YOU: Who did the translating?
TBM: We're not sure...
YOU: Didn't JS say he did the translating?
TBM: Maybe, but that doesn't matter. What matters is we have Abraham's words...don't you get it?
YOU: Didn't the papyrii disappear, then get re-discovered?
TBM: Well maybe not all of them...
YOU: You mean there's more?
TBM: Maybe...we're not sure...but we have Abraham's words...and..
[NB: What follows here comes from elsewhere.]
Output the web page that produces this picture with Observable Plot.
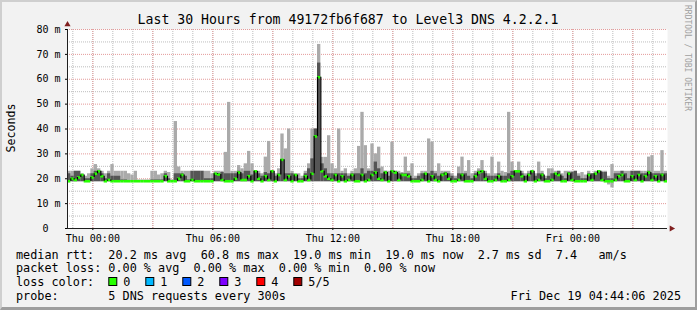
<!DOCTYPE html>
<html><head><meta charset="utf-8">
<script src="https://cdn.jsdelivr.net/npm/d3@7"></script>
<script src="https://cdn.jsdelivr.net/npm/@observablehq/plot@0.6"></script>
<style>
html,body{margin:0;padding:0;background:#fff}
#wrap{position:relative;width:697px;height:310px;background:#f2f2f2;overflow:hidden}
#wrap .shade{position:absolute;left:0;top:0;width:697px;height:310px;box-sizing:border-box;
 border-top:2px solid #cfcfcf;border-left:2px solid #cfcfcf;border-right:2px solid #9e9e9e;border-bottom:3px solid #9e9e9e;pointer-events:none}
#wrap svg{position:absolute;left:0;top:0}
</style></head><body>
<div id="wrap"><div class="shade"></div></div>
<script>
// ---- data (10-minute bins, 30 hours ending Fri Dec 19 04:44:06) ----
const binMinutes = 10;
const rangeMinutes = 1800;
const hi = [
 23,23,23,23,22,21,22,24,25.7,24, 23,22,23,25.7,23,23,23,23,22,21.5,
 23,19.5,19.5,19.5,19.5,23,23,21.5,22,23, 22.5,19.5,43,24.7,23,23,23,23,23,23,
 23,23,23,22,23, 23,23,30.6,50.7,23, 23,25.3,24,26,31, 26,23,23,22,28.7,
 35,23,22,24,38, 32,40,23,22,22, 21,23,26,40,40, 74,28.6,28.6,37.3,26,
 24,40,23,24,22, 23,24,33,46.7,33.3, 24,34,30,32.7,24.7, 23,23,34.7,23,23,
 22.5,28.7,23,26,21, 22,23,23,36,34.7, 23,26,23,23,23, 22,21,24.7,28.7,23,
 27.3,22,23,24,27.3, 23,22,28.7,22,26.7, 23,22.5,46.7,26.7,23, 26.7,23,22,23,23,
 22,26.7,23,21,24, 24,23,23,22,23, 23,23,23,22,22.5, 21.5,23,22,23,23,
 23,23,21,25.7,23, 23,23,23,23,23, 23,23,23,23,28.7, 29.3,23,23,31.3,23
];
const dk = [
 22,21,23,23,21,20,20,22,23,23, 22,20,22,21,21,21,19.5,19.5,19,19,
 19,19,19,19,19,19.5,19.5,19.5,19.5,22, 20,19,22,22,22,21,19.5,23,23,23,
 23,20,20,20,22, 22,22.5,22,22,22, 22,23,22,23,23, 21.5,23,22,21,22.5,
 22,23,21,22,27.6, 22,22,22,21,20, 20,22,24,28,40, 66.5,26,24,22,22,
 22,22,22,22,21, 22,22,22,24,22, 23,23,26.7,24,22, 23,21,23,23,22,
 22,22,22,20,20, 21,22,22,22,23, 22,21,22,22.5,22, 21,20,22,22,22,
 21,20,22,23,23, 22,21,21,21,22, 21,21,22,23,23, 23,22,21,22,23,
 21,22,22,20,21, 22,22,23,21,20, 22.5,22.5,23,21,20, 20,22,22,22,23,
 22.5,22.5,20,20,22, 22,23,22,20,23, 23,23,22,22,23, 22,22,22,22,22
];
const med = [
 19,20,19.5,20.5,21.5,19,19,20.5,22,23, 21,19,19.5,19,19,19,19,19,19,19,
 19,19,19,19,19,19,19,19,19,21, 19,19,19,20,21.5,19,19,19.5,19,19,
 19,19,19,19,22, 21.7,19.5,19,19,19, 20,22.5,19.5,19.5,21, 19,23,20,19,21,
 19.5,23,19,21.5,27.6, 19.5,21,19,21.5,19, 19,21,19.5,22,37, 60.8,23,21,20,19.5,
 21.5,19,21,19,19.5, 21.5,19,19,21.5,19, 19.5,21.5,22.5,20,19.5, 22.5,19,23,22.5,19.5,
 21.5,21.5,21,19,19, 19,19.5,22,19,21, 19.5,19,21.5,22,20, 19,19,19.5,21.5,19,
 19,19,21,22.5,23, 20,19,19,19.5,21, 19,19,19.5,21,23, 23,21,19,21.5,23,
 19,19.5,21.5,19,19, 19.5,22,21.5,19,19, 22,19.5,19,19,19, 19,21.5,19.5,22,23,
 19.5,19,19,19,19.5, 21,21.5,19,19,21, 19.5,21.5,19,21,22.5, 19.5,21,19,21.5,19
];
const smokeFloor = 18.8;
const floorDips = [[162, 17.5], [163, 16.3]];

const xTickLabels = ["Thu 00:00", "Thu 06:00", "Thu 12:00", "Thu 18:00", "Fri 00:00"];
const firstMidnight = 76;           // minutes from start to Thu 00:00
const hourOffset = 16;              // minutes from start to first full hour
const yTickValues = [0, 10, 20, 30, 40, 50, 60, 70, 80];
const yTickLabels = ["0\u00a0\u00a0", "10 m", "20 m", "30 m", "40 m", "50 m", "60 m", "70 m", "80 m"];

const title = "Last 30 Hours from 49172fb6f687 to Level3 DNS 4.2.2.1";
const legendLines = [
 "median rtt:  20.2 ms avg  60.8 ms max  19.0 ms min  19.0 ms now  2.7 ms sd  7.4   am/s",
 "packet loss: 0.00 % avg  0.00 % max  0.00 % min  0.00 % now",
 "loss color:",
 "probe:       5 DNS requests every 300s"
];
const lossLabels = ["0", "1", "2", "3", "4", "5/5"];
const lossColors = ["#26ff00", "#00b8ff", "#0059ff", "#7e00ff", "#ff0000", "#a10000"];
const stamp = "Fri Dec 19 04:44:06 2025";

// ---- derived tables ----
const lo = med.map(() => smokeFloor);
floorDips.forEach(([i, v]) => lo[i] = v);
const bins = med.map((m, i) => ({t: i * binMinutes, t2: (i + 1) * binMinutes, lo: lo[i], dlo: smokeFloor, dk: dk[i], hi: hi[i], med: m}));
const steps = bins.slice(1).map((b, i) => ({t: b.t, a: bins[i].med, b: b.med}));
const hours = d3.range(hourOffset, rangeMinutes, 60);
const majorX = d3.range(firstMidnight, rangeMinutes, 180);
const labelX = xTickLabels.map((_, i) => firstMidnight + i * 360);
const minorY = d3.range(5, 80, 10);
const majorY = d3.range(10, 81, 10);

const mono = "'DejaVu Sans Mono', monospace";

const chart = Plot.plot({
  width: 697, height: 310,
  marginTop: 29, marginBottom: 82, marginLeft: 67, marginRight: 30,
  style: {fontFamily: mono, fontSize: "10px", background: "transparent", color: "#000", overflow: "visible"},
  x: {domain: [0, rangeMinutes]},
  y: {domain: [0, 80]},
  marks: [
    Plot.frame({fill: "#ffffff", stroke: null}),
    Plot.ruleX(hours, {stroke: "#bdbdbd", strokeDasharray: "1,1"}),
    Plot.ruleY(minorY, {stroke: "#bdbdbd", strokeDasharray: "1,1"}),
    Plot.ruleX(majorX, {stroke: "#e49a9a", strokeDasharray: "1,1"}),
    Plot.ruleY(majorY, {stroke: "#e49a9a", strokeDasharray: "1,1"}),
    Plot.rectY(bins, {x1: "t", x2: "t2", y1: "lo", y2: "hi", fill: "#aaaaaa"}),
    Plot.rectY(bins, {x1: "t", x2: "t2", y1: "dlo", y2: "dk", fill: "#555555"}),
    Plot.ruleY(bins, {y: "med", x1: "t", x2: "t2", stroke: "#26ff00", strokeWidth: 2.6}),
    Plot.ruleX(steps, {x: "t", y1: "a", y2: "b", stroke: "#000", strokeWidth: 1.2}),
    Plot.axisY({ticks: yTickValues, tickFormat: (d) => yTickLabels[yTickValues.indexOf(d)], tickSize: 2, tickPadding: 5, label: null, fontSize: 10}),
    Plot.axisX({ticks: labelX, tickFormat: (d) => xTickLabels[labelX.indexOf(d)], tickSize: 2, tickPadding: 4, label: null, fontSize: 10}),
    Plot.ruleX([0], {stroke: "#1f1f1f"}),
    Plot.ruleY([0], {stroke: "#1f1f1f"}),
    Plot.dot([80], {x: () => 0, y: (d) => d, symbol: "triangle", r: 2.3, fill: "#801f1f", stroke: null, dy: -5}),
    Plot.dot([0], {x: () => rangeMinutes, y: (d) => d, symbol: "triangle", r: 2.3, fill: "#801f1f", stroke: null, rotate: 90, dx: 4})
  ]
});
const wrap = document.getElementById("wrap");
wrap.appendChild(chart);

// ---- text overlay ----
const ov = d3.select(wrap).append("svg").attr("width", 697).attr("height", 310)
  .style("font-family", mono).style("pointer-events", "none");
ov.append("text").attr("x", 348).attr("y", 24).attr("text-anchor", "middle")
  .style("font-size", "13.2px").attr("fill", "#000").text(title);
ov.append("text").attr("transform", "translate(15,128) rotate(-90)").attr("text-anchor", "middle")
  .style("font-size", "11.6px").attr("fill", "#000").text("Seconds");
ov.append("text").attr("transform", "translate(685,5) rotate(90)").attr("text-anchor", "start")
  .style("font-size", "8px").attr("fill", "#a0a0a0").text("RRDTOOL / TOBI OETIKER");
const rowY = [258.5, 272, 285.7, 299.5];
legendLines.forEach((s, i) => {
  ov.append("text").attr("x", 16).attr("y", rowY[i]).style("font-size", "11.8px")
    .style("white-space", "pre").attr("xml:space", "preserve").attr("fill", "#000").text(s);
});
lossLabels.forEach((lab, i) => {
  const bx = 108.3 + i * 37;
  ov.append("rect").attr("x", bx + 0.5).attr("y", 277.5).attr("width", 8).attr("height", 8)
    .attr("fill", lossColors[i]).attr("stroke", "#000").attr("stroke-width", 1);
  ov.append("text").attr("x", bx + 15).attr("y", rowY[2]).style("font-size", "11.8px").attr("fill", "#000").text(lab);
});
ov.append("text").attr("x", 681).attr("y", rowY[3]).attr("text-anchor", "end")
  .style("font-size", "11.8px").attr("fill", "#000").text(stamp);
</script>
</body></html>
YOU: Don't both LDS and non-LDS scholars agree that these pieces of papyrus scroll we have today were those possessed by Joseph Smith and used by him to produce the Book of Abraham? And isn't a positive identification possible because one of the rediscovered scroll pieces, now called Papyrus Joseph Smith 1 (PJS 1), matches the picture in the BOA called Facsimile No. 1? [According to the Book of Abraham chapter 1, verses 12-14, this picture or "representation" came at the beginning of the "record" [papyrus scroll]].
TBM: Maybe, but there are other scrolls...we think...
YOU: And you proof of that is?????
TBM: Can you hang on just a sec, I need to hit a website real quick....there was something about diffreent color inks...
YOU: Disappearing papyrii? Did God take them back or are they just lost?" Aren't these just common Egyptian funerary texts?"